## BEGIN Data
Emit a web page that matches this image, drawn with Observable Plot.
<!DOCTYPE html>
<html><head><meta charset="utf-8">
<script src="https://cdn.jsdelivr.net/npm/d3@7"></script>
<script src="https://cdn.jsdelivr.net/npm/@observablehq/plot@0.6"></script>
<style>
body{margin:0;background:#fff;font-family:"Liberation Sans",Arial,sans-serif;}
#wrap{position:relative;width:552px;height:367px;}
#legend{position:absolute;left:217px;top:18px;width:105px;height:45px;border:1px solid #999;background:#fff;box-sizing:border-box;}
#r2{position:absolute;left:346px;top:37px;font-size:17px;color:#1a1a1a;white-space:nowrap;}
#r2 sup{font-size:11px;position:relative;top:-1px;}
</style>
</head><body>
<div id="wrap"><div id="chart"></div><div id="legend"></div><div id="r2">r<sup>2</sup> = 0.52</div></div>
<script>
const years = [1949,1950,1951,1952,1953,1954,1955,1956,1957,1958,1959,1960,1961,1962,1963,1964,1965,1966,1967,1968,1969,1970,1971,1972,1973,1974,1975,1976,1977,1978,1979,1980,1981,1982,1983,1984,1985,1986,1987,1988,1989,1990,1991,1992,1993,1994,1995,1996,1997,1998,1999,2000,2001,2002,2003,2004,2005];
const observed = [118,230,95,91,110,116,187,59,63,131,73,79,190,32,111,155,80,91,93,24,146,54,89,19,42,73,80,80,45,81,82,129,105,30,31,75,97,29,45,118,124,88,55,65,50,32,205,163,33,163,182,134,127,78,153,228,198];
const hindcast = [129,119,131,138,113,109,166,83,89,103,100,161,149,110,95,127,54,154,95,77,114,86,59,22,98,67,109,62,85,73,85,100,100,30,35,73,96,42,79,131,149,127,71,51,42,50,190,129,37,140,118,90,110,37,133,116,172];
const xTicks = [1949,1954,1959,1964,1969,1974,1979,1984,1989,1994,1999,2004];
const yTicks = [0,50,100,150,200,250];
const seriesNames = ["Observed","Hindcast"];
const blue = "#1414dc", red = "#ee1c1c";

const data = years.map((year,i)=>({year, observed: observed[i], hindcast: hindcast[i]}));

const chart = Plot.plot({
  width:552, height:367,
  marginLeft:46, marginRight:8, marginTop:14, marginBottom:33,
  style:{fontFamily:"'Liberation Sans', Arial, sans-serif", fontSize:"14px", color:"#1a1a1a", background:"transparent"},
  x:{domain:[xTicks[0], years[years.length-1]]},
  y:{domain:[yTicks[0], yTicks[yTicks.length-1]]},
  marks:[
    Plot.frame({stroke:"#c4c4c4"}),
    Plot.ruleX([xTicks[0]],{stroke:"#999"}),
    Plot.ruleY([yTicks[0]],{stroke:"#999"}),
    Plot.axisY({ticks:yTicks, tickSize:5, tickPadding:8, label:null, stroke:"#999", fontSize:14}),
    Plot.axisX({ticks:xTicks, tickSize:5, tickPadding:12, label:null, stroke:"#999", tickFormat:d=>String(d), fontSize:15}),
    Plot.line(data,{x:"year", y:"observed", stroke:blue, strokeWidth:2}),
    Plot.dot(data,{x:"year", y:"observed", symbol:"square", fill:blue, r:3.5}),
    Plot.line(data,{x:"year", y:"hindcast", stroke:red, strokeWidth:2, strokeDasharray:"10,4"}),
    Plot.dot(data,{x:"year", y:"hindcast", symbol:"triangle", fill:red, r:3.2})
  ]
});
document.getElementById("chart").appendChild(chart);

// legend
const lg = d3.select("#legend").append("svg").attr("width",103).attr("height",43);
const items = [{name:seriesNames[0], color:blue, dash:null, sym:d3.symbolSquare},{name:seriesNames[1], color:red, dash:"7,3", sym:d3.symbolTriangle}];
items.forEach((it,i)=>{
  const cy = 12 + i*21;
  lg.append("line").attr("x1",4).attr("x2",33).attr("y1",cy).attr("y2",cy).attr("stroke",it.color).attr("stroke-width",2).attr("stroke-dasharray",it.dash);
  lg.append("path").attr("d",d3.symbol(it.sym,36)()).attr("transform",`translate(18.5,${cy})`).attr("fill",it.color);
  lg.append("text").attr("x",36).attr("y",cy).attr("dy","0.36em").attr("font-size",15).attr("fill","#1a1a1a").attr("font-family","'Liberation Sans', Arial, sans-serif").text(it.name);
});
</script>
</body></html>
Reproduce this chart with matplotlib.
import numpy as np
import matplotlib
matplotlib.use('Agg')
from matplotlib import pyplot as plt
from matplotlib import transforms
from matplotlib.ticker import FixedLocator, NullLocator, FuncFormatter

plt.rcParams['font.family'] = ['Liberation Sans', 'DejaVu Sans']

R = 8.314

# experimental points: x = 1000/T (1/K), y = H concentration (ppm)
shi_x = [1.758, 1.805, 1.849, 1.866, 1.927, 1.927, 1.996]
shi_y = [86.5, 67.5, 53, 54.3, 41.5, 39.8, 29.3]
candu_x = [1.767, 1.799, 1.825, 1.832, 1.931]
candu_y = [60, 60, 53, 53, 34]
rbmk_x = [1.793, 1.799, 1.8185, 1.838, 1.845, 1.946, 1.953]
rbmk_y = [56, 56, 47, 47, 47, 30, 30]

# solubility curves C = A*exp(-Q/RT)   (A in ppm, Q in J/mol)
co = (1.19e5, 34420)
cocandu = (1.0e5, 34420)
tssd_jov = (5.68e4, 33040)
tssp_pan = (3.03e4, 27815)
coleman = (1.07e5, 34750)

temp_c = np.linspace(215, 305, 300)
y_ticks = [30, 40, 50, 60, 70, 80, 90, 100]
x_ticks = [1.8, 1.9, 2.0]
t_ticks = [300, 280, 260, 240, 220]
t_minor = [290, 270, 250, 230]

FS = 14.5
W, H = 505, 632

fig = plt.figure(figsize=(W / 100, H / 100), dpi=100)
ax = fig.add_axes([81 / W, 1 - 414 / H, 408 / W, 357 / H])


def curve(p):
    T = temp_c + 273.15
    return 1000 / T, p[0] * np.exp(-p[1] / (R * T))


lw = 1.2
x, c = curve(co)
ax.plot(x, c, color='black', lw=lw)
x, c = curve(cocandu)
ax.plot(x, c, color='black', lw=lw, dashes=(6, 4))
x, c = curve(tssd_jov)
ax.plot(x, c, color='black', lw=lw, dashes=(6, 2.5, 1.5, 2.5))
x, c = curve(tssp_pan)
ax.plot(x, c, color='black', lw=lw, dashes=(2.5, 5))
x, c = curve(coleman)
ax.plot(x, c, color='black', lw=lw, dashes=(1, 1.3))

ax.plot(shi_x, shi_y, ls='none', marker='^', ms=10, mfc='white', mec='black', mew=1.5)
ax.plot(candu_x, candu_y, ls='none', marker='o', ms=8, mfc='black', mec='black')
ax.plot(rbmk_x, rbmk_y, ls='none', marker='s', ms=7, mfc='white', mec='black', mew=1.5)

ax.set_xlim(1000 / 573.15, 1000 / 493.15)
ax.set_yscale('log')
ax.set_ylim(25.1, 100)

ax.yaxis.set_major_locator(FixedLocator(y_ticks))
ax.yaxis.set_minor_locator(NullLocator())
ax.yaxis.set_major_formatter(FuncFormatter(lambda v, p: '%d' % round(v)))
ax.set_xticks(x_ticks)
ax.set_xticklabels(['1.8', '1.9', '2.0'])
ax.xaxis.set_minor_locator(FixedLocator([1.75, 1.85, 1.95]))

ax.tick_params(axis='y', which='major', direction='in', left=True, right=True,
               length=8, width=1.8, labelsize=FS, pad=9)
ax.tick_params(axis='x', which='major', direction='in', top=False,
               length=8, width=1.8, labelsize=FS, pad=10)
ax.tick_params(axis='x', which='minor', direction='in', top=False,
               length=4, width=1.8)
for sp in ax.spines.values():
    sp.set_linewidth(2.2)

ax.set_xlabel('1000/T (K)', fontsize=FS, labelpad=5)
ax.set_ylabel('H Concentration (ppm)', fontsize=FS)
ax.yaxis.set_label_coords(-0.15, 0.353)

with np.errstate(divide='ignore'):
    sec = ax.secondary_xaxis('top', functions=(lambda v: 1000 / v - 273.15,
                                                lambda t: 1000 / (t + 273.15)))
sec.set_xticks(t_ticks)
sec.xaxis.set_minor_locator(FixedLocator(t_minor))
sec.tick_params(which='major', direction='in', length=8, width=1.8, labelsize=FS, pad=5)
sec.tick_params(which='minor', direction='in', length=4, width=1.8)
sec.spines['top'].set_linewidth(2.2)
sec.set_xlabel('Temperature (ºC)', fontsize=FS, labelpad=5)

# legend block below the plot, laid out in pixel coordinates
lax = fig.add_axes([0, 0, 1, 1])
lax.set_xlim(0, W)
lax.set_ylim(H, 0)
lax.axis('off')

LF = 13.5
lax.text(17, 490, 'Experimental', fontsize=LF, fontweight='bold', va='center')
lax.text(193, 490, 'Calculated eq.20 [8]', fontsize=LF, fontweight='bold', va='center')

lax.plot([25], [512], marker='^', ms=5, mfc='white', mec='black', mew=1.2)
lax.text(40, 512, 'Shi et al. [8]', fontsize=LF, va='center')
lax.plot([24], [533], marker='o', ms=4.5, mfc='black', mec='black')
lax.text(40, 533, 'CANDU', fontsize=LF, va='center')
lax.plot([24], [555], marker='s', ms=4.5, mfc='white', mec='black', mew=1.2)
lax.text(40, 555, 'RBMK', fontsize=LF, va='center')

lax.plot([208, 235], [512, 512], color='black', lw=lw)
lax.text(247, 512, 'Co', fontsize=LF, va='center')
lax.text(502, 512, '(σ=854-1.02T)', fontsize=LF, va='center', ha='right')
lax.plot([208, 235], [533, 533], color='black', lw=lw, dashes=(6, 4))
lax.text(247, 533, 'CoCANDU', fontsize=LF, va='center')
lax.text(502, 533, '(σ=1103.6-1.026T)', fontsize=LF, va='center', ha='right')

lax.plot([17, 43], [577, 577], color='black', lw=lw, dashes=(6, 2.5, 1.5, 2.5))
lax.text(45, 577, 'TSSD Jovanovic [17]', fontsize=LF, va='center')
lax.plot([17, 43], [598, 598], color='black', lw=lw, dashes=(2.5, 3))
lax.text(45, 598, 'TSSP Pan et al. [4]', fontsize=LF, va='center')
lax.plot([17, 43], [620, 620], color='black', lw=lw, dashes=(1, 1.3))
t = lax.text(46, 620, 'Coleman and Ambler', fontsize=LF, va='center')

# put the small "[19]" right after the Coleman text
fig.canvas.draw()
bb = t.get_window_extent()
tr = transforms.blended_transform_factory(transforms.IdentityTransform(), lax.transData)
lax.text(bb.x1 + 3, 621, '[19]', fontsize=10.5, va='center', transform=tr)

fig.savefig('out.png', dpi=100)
## END Data
What is expected — Within the entries above, work out how many lines contain the word "chart". The number alone is the answer.

Reply — 4